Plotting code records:

------------------------

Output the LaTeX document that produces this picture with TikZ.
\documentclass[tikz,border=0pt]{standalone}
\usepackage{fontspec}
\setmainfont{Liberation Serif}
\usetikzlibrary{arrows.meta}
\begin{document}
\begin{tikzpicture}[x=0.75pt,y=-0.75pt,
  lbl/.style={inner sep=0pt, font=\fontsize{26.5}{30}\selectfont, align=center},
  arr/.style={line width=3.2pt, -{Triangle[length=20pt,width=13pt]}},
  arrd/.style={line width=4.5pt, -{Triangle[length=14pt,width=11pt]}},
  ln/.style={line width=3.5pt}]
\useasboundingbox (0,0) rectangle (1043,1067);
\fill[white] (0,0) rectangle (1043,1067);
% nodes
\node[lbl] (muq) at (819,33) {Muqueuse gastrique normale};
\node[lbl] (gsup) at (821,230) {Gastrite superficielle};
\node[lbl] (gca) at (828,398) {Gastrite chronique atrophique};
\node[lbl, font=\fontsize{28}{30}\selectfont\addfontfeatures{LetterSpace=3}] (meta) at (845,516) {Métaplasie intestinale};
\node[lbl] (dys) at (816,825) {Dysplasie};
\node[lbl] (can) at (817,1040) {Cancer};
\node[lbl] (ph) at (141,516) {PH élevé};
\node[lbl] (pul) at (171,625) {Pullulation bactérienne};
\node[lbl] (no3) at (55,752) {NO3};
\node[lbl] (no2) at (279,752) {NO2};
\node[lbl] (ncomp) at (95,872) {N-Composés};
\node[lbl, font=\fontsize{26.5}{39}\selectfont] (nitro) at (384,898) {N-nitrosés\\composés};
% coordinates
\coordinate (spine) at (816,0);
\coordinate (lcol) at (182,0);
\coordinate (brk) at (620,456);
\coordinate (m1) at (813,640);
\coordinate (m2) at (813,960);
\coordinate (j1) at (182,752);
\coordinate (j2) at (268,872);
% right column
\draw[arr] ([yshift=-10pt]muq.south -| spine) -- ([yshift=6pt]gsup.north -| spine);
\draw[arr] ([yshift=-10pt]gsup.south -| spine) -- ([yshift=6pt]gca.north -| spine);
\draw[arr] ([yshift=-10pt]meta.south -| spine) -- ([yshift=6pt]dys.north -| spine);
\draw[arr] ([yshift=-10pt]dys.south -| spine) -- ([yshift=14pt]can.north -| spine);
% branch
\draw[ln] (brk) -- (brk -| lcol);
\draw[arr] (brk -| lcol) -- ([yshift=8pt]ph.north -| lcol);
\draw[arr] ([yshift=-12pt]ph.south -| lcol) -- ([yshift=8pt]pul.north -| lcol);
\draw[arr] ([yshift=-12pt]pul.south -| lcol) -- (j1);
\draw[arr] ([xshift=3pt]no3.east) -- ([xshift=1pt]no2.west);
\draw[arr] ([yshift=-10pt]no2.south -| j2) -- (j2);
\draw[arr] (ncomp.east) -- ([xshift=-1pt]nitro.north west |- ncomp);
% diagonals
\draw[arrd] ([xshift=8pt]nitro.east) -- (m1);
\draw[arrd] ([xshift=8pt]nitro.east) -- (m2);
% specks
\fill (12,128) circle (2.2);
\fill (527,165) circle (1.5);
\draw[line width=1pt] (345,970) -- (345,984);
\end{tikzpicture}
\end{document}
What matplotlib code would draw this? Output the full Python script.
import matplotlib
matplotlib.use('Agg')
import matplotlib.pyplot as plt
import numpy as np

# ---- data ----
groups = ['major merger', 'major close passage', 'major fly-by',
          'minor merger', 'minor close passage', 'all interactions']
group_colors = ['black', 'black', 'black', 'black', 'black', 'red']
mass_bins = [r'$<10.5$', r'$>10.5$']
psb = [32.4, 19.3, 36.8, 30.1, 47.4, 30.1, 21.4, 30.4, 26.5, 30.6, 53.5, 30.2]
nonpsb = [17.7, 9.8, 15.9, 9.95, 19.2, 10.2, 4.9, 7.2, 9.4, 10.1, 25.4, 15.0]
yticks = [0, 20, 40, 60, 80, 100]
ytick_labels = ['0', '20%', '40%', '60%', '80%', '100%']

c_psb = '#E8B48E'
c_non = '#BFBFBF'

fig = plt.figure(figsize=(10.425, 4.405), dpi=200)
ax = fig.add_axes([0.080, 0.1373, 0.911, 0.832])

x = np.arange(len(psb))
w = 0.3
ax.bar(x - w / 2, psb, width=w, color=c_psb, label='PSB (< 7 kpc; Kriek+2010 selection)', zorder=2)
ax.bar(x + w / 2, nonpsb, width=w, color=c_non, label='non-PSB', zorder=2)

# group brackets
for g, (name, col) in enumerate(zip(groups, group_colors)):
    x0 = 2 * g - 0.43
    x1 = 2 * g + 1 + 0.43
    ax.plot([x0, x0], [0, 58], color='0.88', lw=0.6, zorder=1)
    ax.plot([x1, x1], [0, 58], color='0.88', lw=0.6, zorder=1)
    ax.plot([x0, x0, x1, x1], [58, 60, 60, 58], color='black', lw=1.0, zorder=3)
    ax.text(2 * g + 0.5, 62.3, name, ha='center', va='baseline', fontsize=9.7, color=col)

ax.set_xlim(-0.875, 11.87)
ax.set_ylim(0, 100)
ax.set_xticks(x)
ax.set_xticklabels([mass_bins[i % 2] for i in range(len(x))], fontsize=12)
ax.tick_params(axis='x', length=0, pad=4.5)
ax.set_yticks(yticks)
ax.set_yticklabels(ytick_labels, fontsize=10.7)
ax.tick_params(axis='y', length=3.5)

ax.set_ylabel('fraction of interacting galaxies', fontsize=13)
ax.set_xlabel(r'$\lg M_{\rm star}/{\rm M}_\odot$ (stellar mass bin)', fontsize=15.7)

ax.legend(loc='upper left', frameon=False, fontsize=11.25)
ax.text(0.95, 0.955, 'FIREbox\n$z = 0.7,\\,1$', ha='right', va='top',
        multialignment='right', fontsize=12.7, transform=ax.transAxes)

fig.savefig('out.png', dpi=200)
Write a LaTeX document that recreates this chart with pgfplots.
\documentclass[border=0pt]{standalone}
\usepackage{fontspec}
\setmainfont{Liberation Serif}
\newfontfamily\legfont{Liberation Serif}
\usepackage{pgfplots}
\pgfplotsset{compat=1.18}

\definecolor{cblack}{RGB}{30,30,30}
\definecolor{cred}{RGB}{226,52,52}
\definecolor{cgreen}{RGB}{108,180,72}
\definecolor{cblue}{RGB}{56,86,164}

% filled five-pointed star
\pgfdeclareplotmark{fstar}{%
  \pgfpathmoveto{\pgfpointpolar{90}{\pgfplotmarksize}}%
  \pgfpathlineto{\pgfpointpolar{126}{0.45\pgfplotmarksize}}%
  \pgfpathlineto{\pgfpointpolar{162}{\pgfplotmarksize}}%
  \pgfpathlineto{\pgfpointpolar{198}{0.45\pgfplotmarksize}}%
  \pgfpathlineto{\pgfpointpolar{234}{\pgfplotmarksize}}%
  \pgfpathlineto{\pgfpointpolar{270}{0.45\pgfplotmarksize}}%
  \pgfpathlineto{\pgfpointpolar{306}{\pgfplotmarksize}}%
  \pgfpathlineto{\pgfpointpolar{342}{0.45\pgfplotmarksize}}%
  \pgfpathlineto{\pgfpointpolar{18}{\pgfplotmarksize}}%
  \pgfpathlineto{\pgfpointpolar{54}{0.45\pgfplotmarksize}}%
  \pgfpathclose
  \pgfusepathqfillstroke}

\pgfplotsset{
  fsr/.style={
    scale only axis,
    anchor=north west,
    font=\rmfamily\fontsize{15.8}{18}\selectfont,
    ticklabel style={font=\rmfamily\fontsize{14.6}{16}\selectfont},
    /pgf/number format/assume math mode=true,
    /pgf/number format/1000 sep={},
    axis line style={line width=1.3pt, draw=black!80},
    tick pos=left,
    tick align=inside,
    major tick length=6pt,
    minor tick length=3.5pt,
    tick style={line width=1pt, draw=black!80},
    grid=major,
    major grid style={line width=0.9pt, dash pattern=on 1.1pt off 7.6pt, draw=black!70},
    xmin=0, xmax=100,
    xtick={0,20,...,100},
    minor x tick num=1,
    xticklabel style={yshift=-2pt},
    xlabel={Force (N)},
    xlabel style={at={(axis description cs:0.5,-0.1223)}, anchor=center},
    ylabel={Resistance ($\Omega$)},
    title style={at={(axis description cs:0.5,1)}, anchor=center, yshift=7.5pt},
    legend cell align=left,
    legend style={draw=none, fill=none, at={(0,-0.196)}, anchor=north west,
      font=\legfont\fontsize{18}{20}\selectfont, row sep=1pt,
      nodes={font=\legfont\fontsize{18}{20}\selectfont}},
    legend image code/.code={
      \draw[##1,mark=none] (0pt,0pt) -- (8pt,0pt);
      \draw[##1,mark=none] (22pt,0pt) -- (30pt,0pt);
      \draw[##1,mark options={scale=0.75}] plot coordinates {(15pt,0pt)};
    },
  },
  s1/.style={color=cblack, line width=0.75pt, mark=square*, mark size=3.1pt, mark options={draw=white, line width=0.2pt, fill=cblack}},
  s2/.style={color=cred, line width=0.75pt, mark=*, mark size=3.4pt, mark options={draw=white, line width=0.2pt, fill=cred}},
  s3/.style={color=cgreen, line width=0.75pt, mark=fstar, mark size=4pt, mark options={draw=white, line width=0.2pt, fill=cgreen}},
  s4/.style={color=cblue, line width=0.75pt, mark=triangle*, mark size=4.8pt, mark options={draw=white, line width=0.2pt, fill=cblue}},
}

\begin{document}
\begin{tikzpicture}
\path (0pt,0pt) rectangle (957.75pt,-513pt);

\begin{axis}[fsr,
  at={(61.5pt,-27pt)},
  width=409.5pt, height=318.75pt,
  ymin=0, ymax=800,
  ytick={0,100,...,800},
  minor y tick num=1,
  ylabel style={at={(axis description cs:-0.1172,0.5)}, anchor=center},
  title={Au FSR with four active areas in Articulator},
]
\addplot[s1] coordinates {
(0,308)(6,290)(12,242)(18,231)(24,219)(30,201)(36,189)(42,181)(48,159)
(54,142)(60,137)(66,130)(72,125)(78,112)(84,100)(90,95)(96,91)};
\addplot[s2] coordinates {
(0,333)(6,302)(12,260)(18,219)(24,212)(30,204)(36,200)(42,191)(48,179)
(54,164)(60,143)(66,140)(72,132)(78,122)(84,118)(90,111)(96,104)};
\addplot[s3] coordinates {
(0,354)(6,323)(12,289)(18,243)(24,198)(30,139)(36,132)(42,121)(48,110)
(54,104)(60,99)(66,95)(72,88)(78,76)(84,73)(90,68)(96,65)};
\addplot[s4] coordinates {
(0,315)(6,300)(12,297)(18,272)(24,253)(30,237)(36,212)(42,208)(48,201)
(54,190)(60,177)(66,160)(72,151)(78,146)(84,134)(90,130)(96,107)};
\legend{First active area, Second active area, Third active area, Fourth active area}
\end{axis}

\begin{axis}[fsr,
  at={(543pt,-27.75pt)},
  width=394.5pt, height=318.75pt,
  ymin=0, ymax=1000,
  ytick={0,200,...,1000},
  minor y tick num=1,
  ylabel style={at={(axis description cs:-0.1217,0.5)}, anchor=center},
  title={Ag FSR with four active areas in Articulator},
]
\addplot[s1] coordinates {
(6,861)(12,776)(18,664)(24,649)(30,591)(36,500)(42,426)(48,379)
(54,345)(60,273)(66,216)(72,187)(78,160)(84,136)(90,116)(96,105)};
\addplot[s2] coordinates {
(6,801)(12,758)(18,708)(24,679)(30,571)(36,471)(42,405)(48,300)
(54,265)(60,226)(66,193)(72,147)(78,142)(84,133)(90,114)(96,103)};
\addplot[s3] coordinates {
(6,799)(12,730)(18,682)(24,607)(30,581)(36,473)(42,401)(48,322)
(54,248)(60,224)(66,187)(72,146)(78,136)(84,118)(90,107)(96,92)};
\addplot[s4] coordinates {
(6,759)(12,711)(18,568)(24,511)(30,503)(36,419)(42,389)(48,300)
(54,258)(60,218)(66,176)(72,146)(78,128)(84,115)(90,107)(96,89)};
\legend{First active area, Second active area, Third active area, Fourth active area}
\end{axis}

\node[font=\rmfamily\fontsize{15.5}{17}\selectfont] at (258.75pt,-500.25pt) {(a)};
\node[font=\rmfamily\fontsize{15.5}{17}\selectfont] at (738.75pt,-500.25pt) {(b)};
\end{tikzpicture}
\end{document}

------------------------

Nothing beyond the lines starting at the line containing "What matplotlib code" and ending at the line containing "import numpy as np" is to be reproduced; reproduce those lines exactly, both ends included.

Response to the task:
What matplotlib code would draw this? Output the full Python script.
import matplotlib
matplotlib.use('Agg')
import matplotlib.pyplot as plt
import numpy as np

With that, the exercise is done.